I started doing research during the summer before my Freshman year through the NASA Summer Undergraduate Research Program. I found out about that opportunity through the NASA Space Grant Scholarship. Classes become much more compelling as a result of participating in research. With every new topic in class, you get to think about how you can apply it to your project, or how it gives you a better understanding of the difficult topics that underlie your research.

What advice would you give to other student?

The Electrical Engineering Department has a web site that lists current research projects open to undergraduates; there are a lot of groups actively seeking students with specific skill sets. You'll almost certainly be able to get credit for it, and often a stipend.

If there's a project you're really interested in, though, I would recommend emailing the professor and expressing that interest. In most cases, you can learn the skills necessary to contribute to the group. However, motivation and genuine interest in the project are difficult to learn, so professors love students who come with both.

Future Plans

I intend to go to graduate school and earn a Ph.D. in Electrical Engineering. I'm particularly interested in studying the design and control of useful, mass-market robots. After graduate school, I want to work in industry, ideally starting my own research-based company.

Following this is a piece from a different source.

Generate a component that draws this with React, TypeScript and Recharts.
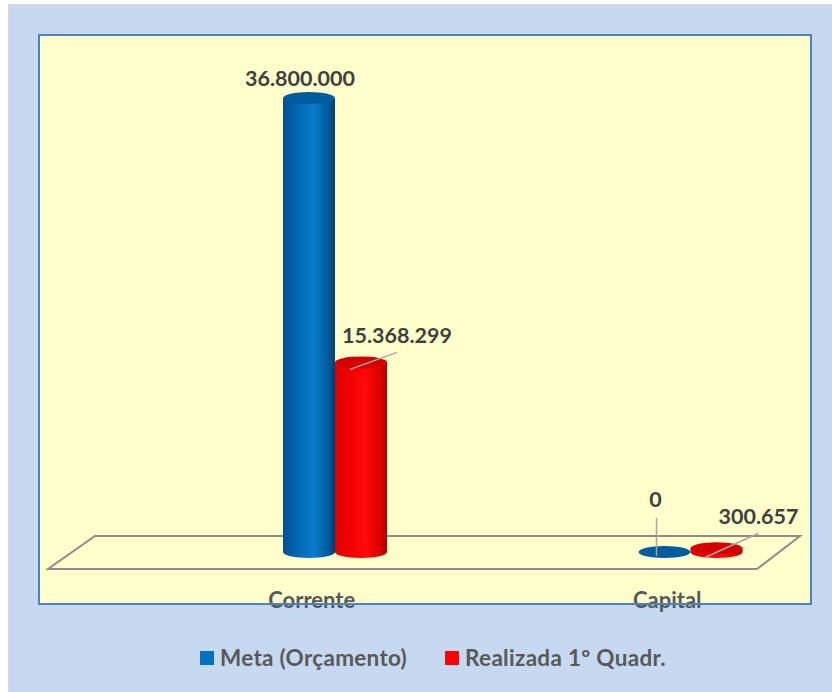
import React from 'react';
import { BarChart, Bar, XAxis, YAxis, LabelList } from 'recharts';

const CATEGORIES = ['Corrente', 'Capital'];
const META = [36800000, 0];
const REALIZADA = [15368299, 300657];
const SERIES_NAMES = ['Meta (Orçamento)', 'Realizada 1º Quadr.'];
const SERIES_COLORS = ['#0070c0', '#ff0000'];

const data = CATEGORIES.map((name, i) => ({ name, meta: META[i], realizada: REALIZADA[i] }));

// label placement tweaks (relative to bar top centre), per series / per category
const LABEL_POS: Record<string, { dx: number; dy: number; line?: [number, number, number, number] }[]> = {
  meta: [
    { dx: -9, dy: -20 },
    { dx: -9, dy: -53, line: [-8, 4, -8, -34] },
  ],
  realizada: [
    { dx: 36, dy: -27, line: [-11, 7, 36, -10] },
    { dx: 42, dy: -32, line: [-11, 9, 42, -15] },
  ],
};

const FONT = 'Lato, "Open Sans", sans-serif';
const fmt = (v: number) => String(Math.round(v)).replace(/\B(?=(\d{3})+(?!\d))/g, '.');

const makeCylinder = (grad: string, top: string) => (props: any) => {
  const { x, y, width, height } = props;
  if (x == null || y == null) return null;
  const rx = width / 2;
  const ry = 6;
  const h = Math.max(0, height || 0);
  return (
    <g>
      {h > 0 && (
        <path
          d={`M${x},${y} L${x},${y + h} A${rx},${ry} 0 0 0 ${x + width},${y + h} L${x + width},${y} Z`}
          fill={`url(#${grad})`}
        />
      )}
      <ellipse cx={x + rx} cy={y} rx={rx} ry={ry} fill={top} />
    </g>
  );
};

const makeLabel = (key: string) => (props: any) => {
  const { x, y, width, value, index } = props;
  const pos = LABEL_POS[key][index];
  const cx = x + width / 2;
  return (
    <g>
      {pos.line && (
        <line
          x1={cx + pos.line[0]} y1={y + pos.line[1]}
          x2={cx + pos.line[2]} y2={y + pos.line[3]}
          stroke="#a6a6a6" strokeWidth={1.5}
        />
      )}
      <text
        x={cx + pos.dx} y={y + pos.dy}
        textAnchor="middle" dominantBaseline="central"
        fontFamily={FONT} fontWeight={700} fontSize={21.5} fill="#404040"
      >
        {fmt(value)}
      </text>
    </g>
  );
};

const CategoryTick = (props: any) => {
  const { x, y, payload } = props;
  return (
    <text x={x - 23} y={y + 48} textAnchor="middle" fontFamily={FONT} fontWeight={700} fontSize={22} fill="#595959">
      {payload.value}
    </text>
  );
};

export default function App() {
  return (
    <div style={{ position: 'absolute', left: 0, top: 0, width: 832, height: 692, overflow: 'hidden' }}>
      <div style={{ position: 'absolute', left: 8, top: 4, width: 824, height: 688, background: '#c6d9f0', borderTop: '1px solid #d9d9d9', borderLeft: '1px solid #d9d9d9', boxSizing: 'border-box' }} />
      <div style={{ position: 'absolute', left: 38, top: 34, width: 774, height: 571, background: '#ffffcc' }} />
      <svg width={832} height={692} style={{ position: 'absolute', left: 0, top: 0 }}>
        <polygon points="48,569 95,536 800,536 757,569" fill="none" stroke="#8c8c8c" strokeWidth={2} />
      </svg>
      <div style={{ position: 'absolute', left: 0, top: 0 }}>
        <BarChart width={880} height={692} data={data} margin={{ top: 98, right: 12, bottom: 110, left: 157 }} barGap={0}>
          <defs>
            <linearGradient id="gBlue" x1="0" y1="0" x2="1" y2="0">
              <stop offset="0%" stopColor="#004f8f" />
              <stop offset="25%" stopColor="#0066b0" />
              <stop offset="60%" stopColor="#0a7ccc" />
              <stop offset="85%" stopColor="#005e9f" />
              <stop offset="100%" stopColor="#003d6e" />
            </linearGradient>
            <linearGradient id="gRed" x1="0" y1="0" x2="1" y2="0">
              <stop offset="0%" stopColor="#d90000" />
              <stop offset="30%" stopColor="#f50000" />
              <stop offset="60%" stopColor="#ff0a0a" />
              <stop offset="85%" stopColor="#e00000" />
              <stop offset="100%" stopColor="#a30000" />
            </linearGradient>
          </defs>
          <XAxis dataKey="name" axisLine={false} tickLine={false} tick={<CategoryTick />} height={30} interval={0} />
          <YAxis hide domain={[0, 36800000]} />
          <Bar dataKey="meta" name={SERIES_NAMES[0]} barSize={52} isAnimationActive={false}
            shape={makeCylinder('gBlue', '#005c9c')}>
            <LabelList dataKey="meta" content={makeLabel('meta')} />
          </Bar>
          <Bar dataKey="realizada" name={SERIES_NAMES[1]} barSize={52} isAnimationActive={false}
            shape={makeCylinder('gRed', '#d40000')}>
            <LabelList dataKey="realizada" content={makeLabel('realizada')} />
          </Bar>
        </BarChart>
      </div>
      <div style={{ position: 'absolute', left: 38, top: 34, width: 774, height: 571, border: '2px solid #4f81bd', boxSizing: 'border-box', pointerEvents: 'none' }} />
      <div style={{ position: 'absolute', left: 200, top: 644, display: 'flex', alignItems: 'center', fontFamily: FONT, fontWeight: 700, fontSize: 22.5, letterSpacing: 0.3, color: '#595959' }}>
        {SERIES_NAMES.map((n, i) => (
          <div key={n} style={{ display: 'flex', alignItems: 'center', marginRight: i === 0 ? 38 : 0 }}>
            <span style={{ width: 14, height: 14, background: SERIES_COLORS[i], marginRight: 6, display: 'inline-block' }} />
            <span>{n}</span>
          </div>
        ))}
      </div>
    </div>
  );
}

I would like to thank Professor Eric Klavins for his commitment to me over the past two years; his support underlies most of my successes here at UW.

Awards and Honors

  • Goldwater Nominee, 2007-2008
  • Research Fellow for Advanced Undergraduates, 2006-2007
  • Mary Gates Research Scholar, 2004-2005, 2005-2006


  • Undergraduate Research Symposium, 2005, 2006
  • Sigma Xi Undergraduate Research Conference, 2006


  • International Conference on Robotics and Automation '07 (pending review). Heterogeneous Leg Stiffness and Roll in Dynamic Running. Samuel Burden, Jonathan Clark, and Joel Weingarten
  • Robotics: Science and Systems '06. Optimal Rules for Programmed Stochastic Self-Assembly. Eric Klavins, Nils Napp, and Samuel Burden.
  • International Conference on Robotics and Automation '06. The Statistical Dynamics of Programmed Self-Assembly. Eric Klavins, Nils Napp, and Samuel Burden.
  • International Conference on Intelligent Robots and Systems '05. Programmable Parts: A Demonstration of the Grammatical Approach to Self-Assembly. J. Bishop, S. Burden, E. Klavins, R. Kreisberg, W. Malone, N. Napp, and T. Nguyen.